By Doug Mohney June 05, 2013

In the multiple choice world of tablets – option A is Apple and option B is Android – Intel and Microsoft introduced upgrades and tweaks this week to their offerings that will prove attractive for future buyers in both the consumer and business worlds. 

So far, Intel's market share within the tablet arena has been constrained by power consumption. Products highlighted this week at Computex show the company continues to follow its roadmap and timing for improving performance and power consumption. Bay Trail, a redesigned Atom chip with four cores, was demonstrated in a "Microsoft Surface-like" tablet boasting all day battery life.  

One of the big knocks on the entry level Microsoft Surface RT is it doesn't run "real" Windows 8 because it uses a lower-power ARM processor, while the high-end Surface Pro provides a full Windows 8 experience at the cost of battery life and a higher price tag. A Bay Trail-based Surface tablet slots in nicely to displace the RT, offering cost-conscious buyers the ability to get all of the Windows 8 experience without having to pay upwards of $900 for a tablet. It also gives Microsoft the opportunity to shelve RT and streamline costs.

 Intel's Haswell processor family provides the high-end experience, with "full PC performance" and adding between two to three hours of battery life to a tablet. The Surface Pro is typically benchmarked at about five hours of performance, so Haswell should provide a next-generation product with about the same useable time as an Apple iPad and covering a typical work day.

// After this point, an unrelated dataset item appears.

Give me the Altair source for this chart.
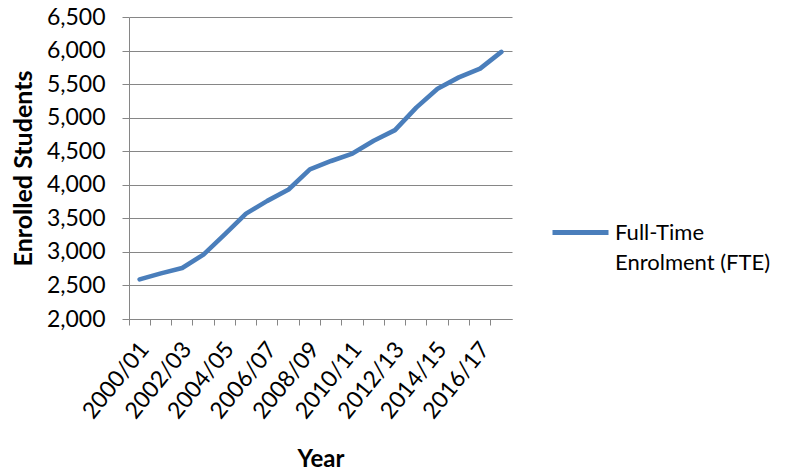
import altair as alt
import pandas as pd

years = ["2000/01", "2001/02", "2002/03", "2003/04", "2004/05", "2005/06",
         "2006/07", "2007/08", "2008/09", "2009/10", "2010/11", "2011/12",
         "2012/13", "2013/14", "2014/15", "2015/16", "2016/17", "2017/18"]
fte = [2590, 2680, 2760, 2960, 3260, 3570, 3760, 3930, 4230, 4355,
       4465, 4655, 4815, 5150, 5430, 5600, 5730, 5980]
series_name = "Full-Time Enrolment (FTE)"
y_ticks = list(range(2000, 6501, 500))

df = pd.DataFrame({"year": years, "value": fte, "series": series_name})

FONT = "Lato"
GRID = "#868686"
BLUE = "#4a7ebb"

xscale = alt.Scale(type="band", paddingInner=0, paddingOuter=0, domain=years)
yscale = alt.Scale(domain=[2000, 6500], nice=False, zero=False)

base = alt.Chart(df)

line = base.mark_line(strokeWidth=4.6, strokeCap="round", strokeJoin="round").encode(
    x=alt.X("year:N", scale=xscale, bandPosition=0.5,
            axis=alt.Axis(values=years[::2], labelAngle=-51, labelAlign="right",
                          labelBaseline="middle", ticks=False, domain=False,
                          grid=False, title="Year", labelFont=FONT,
                          labelFontSize=23, labelColor="#000000",
                          titleFont=FONT, titleFontSize=24, titleFontWeight="bold",
                          titleColor="#000000", titleY=140, titleBaseline="middle",
                          labelPadding=26, labelOffset=5, orient="bottom")),
    y=alt.Y("value:Q", scale=yscale,
            axis=alt.Axis(values=y_ticks, format=",.0f", grid=True, gridColor=GRID,
                          gridWidth=1, domainColor=GRID, tickColor=GRID,
                          tickSize=7, labelFont=FONT, labelFontSize=23,
                          labelColor="#000000", labelPadding=17,
                          title="Enrolled Students", titleFont=FONT,
                          titleFontSize=25, titleFontWeight="bold",
                          titleColor="#000000", titleX=-106, titleY=151,
                          titleBaseline="middle", titleAngle=270)),
    color=alt.Color("series:N", scale=alt.Scale(range=[BLUE]),
                    legend=alt.Legend(orient="none", legendX=421, legendY=185,
                                      title=None, symbolType="stroke",
                                      symbolSize=3136, symbolStrokeWidth=5,
                                      labelFont=FONT, labelFontSize=22,
                                      labelColor="#000000", labelLimit=300,
                                      labelExpr="split(replace(datum.label, 'Time ', 'Time|'), '|')")),
)

ticks_layer = base.mark_point(opacity=0).encode(
    x=alt.X("year:N", scale=xscale,
            axis=alt.Axis(values=years, bandPosition=0, labels=False, title=None,
                          ticks=True, tickSize=6, tickColor=GRID, domain=True,
                          domainColor=GRID, grid=False, orient="bottom")),
)

chart = alt.layer(ticks_layer, line).resolve_axis(x="independent").properties(
    width=383, height=302,
    autosize=alt.AutoSizeParams(type="none"),
    padding={"left": 121, "top": 9, "right": 270, "bottom": 154},
).configure(style={"guide-label": {"lineHeight": 30}}).configure_view(stroke=None)

chart.save("out.html", embed_options={"renderer": "svg", "actions": False})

The Haswell family also enables more hybrid tablet/Ultrabook products, where the computer "screen" is actually a tablet and the "keyboard" includes an additional battery and potentially more storage and ports. I think that the traditional laptop's days are numbered for many business and consumer uses and within two years, it’ll all be tablets with keyboard covers on the low-end and mid- to high-end products will be larger screen tablet/sturdy keyboard covers.

For its part, Microsoft is trumpeting the forthcoming rollout of Windows 8.1 and adding Microsoft Outlook to Windows RT, abet a slightly less capable version than its Intel-based brother. The company is going to have to work a bit harder on the consumer front to keep and/or convert Apple iPad and Android tablet users. Building Office on smaller Windows 8 tablets is a start, but more will be needed. 

Microsoft's biggest headache will be trying to convert over users that have purchased content in Apple's iTunes ecosystem and don't want convert or re-buy movies and music with the purchase of a new tablet. Google has sidestepped this problem a bit with Chrome; users can still get access to all their G-cloud things without having to do a content/ecosystem conversion between Windows and Android.